→ **THE REQUEST**
Write out each line of the listing as it stands, without the images.

>>>

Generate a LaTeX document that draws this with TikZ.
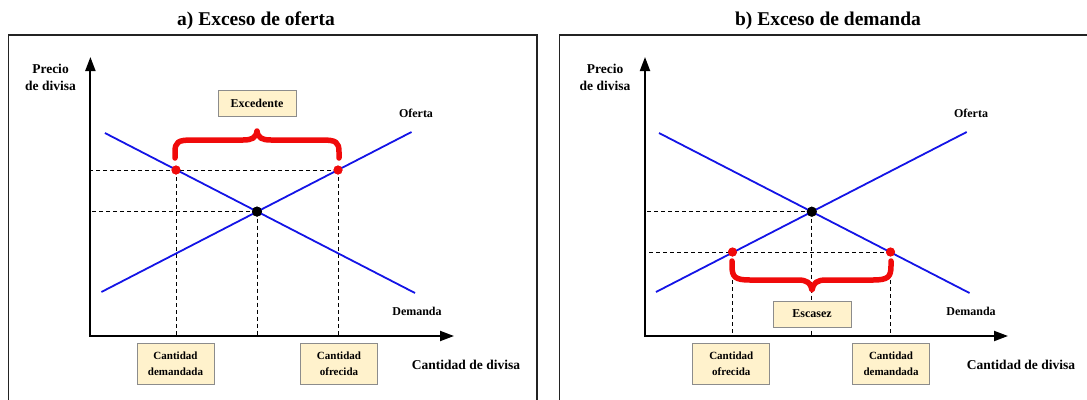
\documentclass[tikz,border=0pt]{standalone}
\usepackage{fontspec}
\setmainfont{Liberation Serif}
\usetikzlibrary{arrows.meta}
\definecolor{boxfill}{RGB}{255,242,204}
\definecolor{boxedge}{RGB}{140,140,140}
\definecolor{curveblue}{RGB}{20,20,230}
\definecolor{dotred}{RGB}{240,10,10}
\definecolor{framegray}{RGB}{35,35,35}
\begin{document}
\begin{tikzpicture}[x=1pt,y=-1pt,
  panelframe/.style={draw=framegray,line width=1.6pt},
  axes/.style={line width=2pt,line join=miter,
    {Triangle[length=14pt,width=10pt]}-{Triangle[length=14pt,width=10pt]}},
  guide/.style={dash pattern=on 4pt off 3pt,line width=1pt},
  curve/.style={draw=curveblue,line width=1.8pt},
  reddot/.style={circle,fill=dotred,inner sep=0pt,minimum size=9pt},
  blackdot/.style={circle,fill=black,inner sep=0pt,minimum size=10pt},
  bracestroke/.style={draw=dotred,line width=5.5pt,line cap=round,line join=round},
  tag/.style={draw=boxedge,fill=boxfill,line width=0.9pt,align=center,inner sep=0pt,
    font=\fontsize{11}{15.5}\selectfont\bfseries,minimum width=77pt,minimum height=41pt},
  smalltag/.style={tag,font=\fontsize{12}{14}\selectfont\bfseries,minimum width=78pt,minimum height=26pt},
  paneltitle/.style={font=\fontsize{19.5}{22}\selectfont\bfseries},
  axlabel/.style={font=\fontsize{13.5}{16.5}\selectfont\bfseries,align=center},
  curvelabel/.style={font=\fontsize{12}{14}\selectfont\bfseries},
]
\useasboundingbox (0,0) rectangle (1087,399);

% ---------------- a) Exceso de oferta ----------------
\node[paneltitle,anchor=base] (titleA) at (256,25) {a) Exceso de oferta};
\draw[panelframe] (8.6,410) -- (8.6,35) -- (537,35) -- (537,410);

\coordinate (aO) at (90.4,336);
\coordinate (aY) at (90.4,57);
\coordinate (aX) at (454,336);
\coordinate (aD1) at (104.9,133);
\coordinate (aD2) at (415,293);
\coordinate (aS1) at (101.4,292);
\coordinate (aS2) at (411.5,132);

\node[reddot] (aQd) at (176,170) {};
\node[reddot] (aQs) at (338,170) {};
\node[blackdot] (aEq) at (257,211.6) {};

% guide lines
\draw[guide] (aQs.center) -- (aQs.center -| aO);
\draw[guide] (aEq.center) -- (aEq.center -| aO);
\draw[guide] (aQd.center) -- (aQd.center |- aO);
\draw[guide] (aEq.center) -- (aEq.center |- aO);
\draw[guide] (aQs.center) -- (aQs.center |- aO);

\draw[axes] (aY) |- (aX);
\draw[curve] (aD1) -- (aD2);
\draw[curve] (aS1) -- (aS2);

\node[reddot] at (aQd) {};
\node[reddot] at (aQs) {};
\node[blackdot] at (aEq) {};

% surplus brace
\draw[bracestroke] (175,158) -- (175,152) .. controls (175,142) and (178,140) .. (192,140)
  -- (243,140) .. controls (252,140) and (256,138) .. (257,131)
  .. controls (258,138) and (262,140) .. (271,140) -- (322,140)
  .. controls (336,140) and (339,142) .. (339,152) -- (339,158);

\node[smalltag] (aSurplus) at (257,103) {Excedente};
\node[axlabel] (aPrice) at (50.5,77.5) {Precio\\de divisa};
\node[curvelabel,anchor=base] (aSupplyLbl) at (416,117) {Oferta};
\node[curvelabel,anchor=base] (aDemandLbl) at (417,315) {Demanda};
\node[tag] (aQdBox) at (175.5,363.5) {Cantidad\\demandada};
\node[tag] (aQsBox) at (339,363.5) {Cantidad\\ofrecida};
\node[axlabel,anchor=base] (aQty) at (466,369) {Cantidad de divisa};

% ---------------- b) Exceso de demanda ----------------
\node[paneltitle,anchor=base] (titleB) at (828,25) {b) Exceso de demanda};
\draw[panelframe] (559.5,410) -- (559.5,35) -- (1100,35);

\coordinate (bO) at (645,336);
\coordinate (bY) at (645,57);
\coordinate (bX) at (1008,336);
\coordinate (bD1) at (659,133);
\coordinate (bD2) at (969.5,293);
\coordinate (bS1) at (656,292);
\coordinate (bS2) at (966.7,132);

\node[reddot] (bQs) at (732.5,252) {};
\node[reddot] (bQd) at (890.5,252) {};
\node[blackdot] (bEq) at (811.8,211.7) {};

% guide lines
\draw[guide] (bEq.center) -- (bEq.center -| bO);
\draw[guide] (bQd.center) -- (bQd.center -| bO);
\draw[guide] (bQs.center) -- (bQs.center |- bO);
\draw[guide] (bEq.center) -- (bEq.center |- bO);
\draw[guide] (bQd.center) -- (bQd.center |- bO);

\draw[axes] (bY) |- (bX);
\draw[curve] (bD1) -- (bD2);
\draw[curve] (bS1) -- (bS2);

\node[reddot] at (bQs) {};
\node[reddot] at (bQd) {};
\node[blackdot] at (bEq) {};

% shortage brace
\draw[bracestroke] (732,261) -- (732,266) .. controls (732,277) and (735,280) .. (750,280)
  -- (798,280) .. controls (807,280) and (811,283) .. (812,290)
  .. controls (813,283) and (817,280) .. (826,280) -- (873,280)
  .. controls (888,280) and (891,277) .. (891,266) -- (891,261);

\node[smalltag] (bShortage) at (812,314) {Escasez};
\node[axlabel] (bPrice) at (605,77.5) {Precio\\de divisa};
\node[curvelabel,anchor=base] (bSupplyLbl) at (971,117) {Oferta};
\node[curvelabel,anchor=base] (bDemandLbl) at (971,315) {Demanda};
\node[tag] (bQsBox) at (731.3,363.5) {Cantidad\\ofrecida};
\node[tag] (bQdBox) at (891,363.5) {Cantidad\\demandada};
\node[axlabel,anchor=base] (bQty) at (1021,369) {Cantidad de divisa};
\end{tikzpicture}
\end{document}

<<<

→ **WORKED ANSWER**
Generate a LaTeX document that draws this with TikZ.
\documentclass[tikz,border=0pt]{standalone}
\usepackage{fontspec}
\setmainfont{Liberation Serif}
\usetikzlibrary{arrows.meta}
\definecolor{boxfill}{RGB}{255,242,204}
\definecolor{boxedge}{RGB}{140,140,140}
\definecolor{curveblue}{RGB}{20,20,230}
\definecolor{dotred}{RGB}{240,10,10}
\definecolor{framegray}{RGB}{35,35,35}
\begin{document}
\begin{tikzpicture}[x=1pt,y=-1pt,
  panelframe/.style={draw=framegray,line width=1.6pt},
  axes/.style={line width=2pt,line join=miter,
    {Triangle[length=14pt,width=10pt]}-{Triangle[length=14pt,width=10pt]}},
  guide/.style={dash pattern=on 4pt off 3pt,line width=1pt},
  curve/.style={draw=curveblue,line width=1.8pt},
  reddot/.style={circle,fill=dotred,inner sep=0pt,minimum size=9pt},
  blackdot/.style={circle,fill=black,inner sep=0pt,minimum size=10pt},
  bracestroke/.style={draw=dotred,line width=5.5pt,line cap=round,line join=round},
  tag/.style={draw=boxedge,fill=boxfill,line width=0.9pt,align=center,inner sep=0pt,
    font=\fontsize{11}{15.5}\selectfont\bfseries,minimum width=77pt,minimum height=41pt},
  smalltag/.style={tag,font=\fontsize{12}{14}\selectfont\bfseries,minimum width=78pt,minimum height=26pt},
  paneltitle/.style={font=\fontsize{19.5}{22}\selectfont\bfseries},
  axlabel/.style={font=\fontsize{13.5}{16.5}\selectfont\bfseries,align=center},
  curvelabel/.style={font=\fontsize{12}{14}\selectfont\bfseries},
]
\useasboundingbox (0,0) rectangle (1087,399);

% ---------------- a) Exceso de oferta ----------------
\node[paneltitle,anchor=base] (titleA) at (256,25) {a) Exceso de oferta};
\draw[panelframe] (8.6,410) -- (8.6,35) -- (537,35) -- (537,410);

\coordinate (aO) at (90.4,336);
\coordinate (aY) at (90.4,57);
\coordinate (aX) at (454,336);
\coordinate (aD1) at (104.9,133);
\coordinate (aD2) at (415,293);
\coordinate (aS1) at (101.4,292);
\coordinate (aS2) at (411.5,132);

\node[reddot] (aQd) at (176,170) {};
\node[reddot] (aQs) at (338,170) {};
\node[blackdot] (aEq) at (257,211.6) {};

% guide lines
\draw[guide] (aQs.center) -- (aQs.center -| aO);
\draw[guide] (aEq.center) -- (aEq.center -| aO);
\draw[guide] (aQd.center) -- (aQd.center |- aO);
\draw[guide] (aEq.center) -- (aEq.center |- aO);
\draw[guide] (aQs.center) -- (aQs.center |- aO);

\draw[axes] (aY) |- (aX);
\draw[curve] (aD1) -- (aD2);
\draw[curve] (aS1) -- (aS2);

\node[reddot] at (aQd) {};
\node[reddot] at (aQs) {};
\node[blackdot] at (aEq) {};

% surplus brace
\draw[bracestroke] (175,158) -- (175,152) .. controls (175,142) and (178,140) .. (192,140)
  -- (243,140) .. controls (252,140) and (256,138) .. (257,131)
  .. controls (258,138) and (262,140) .. (271,140) -- (322,140)
  .. controls (336,140) and (339,142) .. (339,152) -- (339,158);

\node[smalltag] (aSurplus) at (257,103) {Excedente};
\node[axlabel] (aPrice) at (50.5,77.5) {Precio\\de divisa};
\node[curvelabel,anchor=base] (aSupplyLbl) at (416,117) {Oferta};
\node[curvelabel,anchor=base] (aDemandLbl) at (417,315) {Demanda};
\node[tag] (aQdBox) at (175.5,363.5) {Cantidad\\demandada};
\node[tag] (aQsBox) at (339,363.5) {Cantidad\\ofrecida};
\node[axlabel,anchor=base] (aQty) at (466,369) {Cantidad de divisa};

% ---------------- b) Exceso de demanda ----------------
\node[paneltitle,anchor=base] (titleB) at (828,25) {b) Exceso de demanda};
\draw[panelframe] (559.5,410) -- (559.5,35) -- (1100,35);

\coordinate (bO) at (645,336);
\coordinate (bY) at (645,57);
\coordinate (bX) at (1008,336);
\coordinate (bD1) at (659,133);
\coordinate (bD2) at (969.5,293);
\coordinate (bS1) at (656,292);
\coordinate (bS2) at (966.7,132);

\node[reddot] (bQs) at (732.5,252) {};
\node[reddot] (bQd) at (890.5,252) {};
\node[blackdot] (bEq) at (811.8,211.7) {};

% guide lines
\draw[guide] (bEq.center) -- (bEq.center -| bO);
\draw[guide] (bQd.center) -- (bQd.center -| bO);
\draw[guide] (bQs.center) -- (bQs.center |- bO);
\draw[guide] (bEq.center) -- (bEq.center |- bO);
\draw[guide] (bQd.center) -- (bQd.center |- bO);

\draw[axes] (bY) |- (bX);
\draw[curve] (bD1) -- (bD2);
\draw[curve] (bS1) -- (bS2);

\node[reddot] at (bQs) {};
\node[reddot] at (bQd) {};
\node[blackdot] at (bEq) {};

% shortage brace
\draw[bracestroke] (732,261) -- (732,266) .. controls (732,277) and (735,280) .. (750,280)
  -- (798,280) .. controls (807,280) and (811,283) .. (812,290)
  .. controls (813,283) and (817,280) .. (826,280) -- (873,280)
  .. controls (888,280) and (891,277) .. (891,266) -- (891,261);

\node[smalltag] (bShortage) at (812,314) {Escasez};
\node[axlabel] (bPrice) at (605,77.5) {Precio\\de divisa};
\node[curvelabel,anchor=base] (bSupplyLbl) at (971,117) {Oferta};
\node[curvelabel,anchor=base] (bDemandLbl) at (971,315) {Demanda};
\node[tag] (bQsBox) at (731.3,363.5) {Cantidad\\ofrecida};
\node[tag] (bQdBox) at (891,363.5) {Cantidad\\demandada};
\node[axlabel,anchor=base] (bQty) at (1021,369) {Cantidad de divisa};
\end{tikzpicture}
\end{document}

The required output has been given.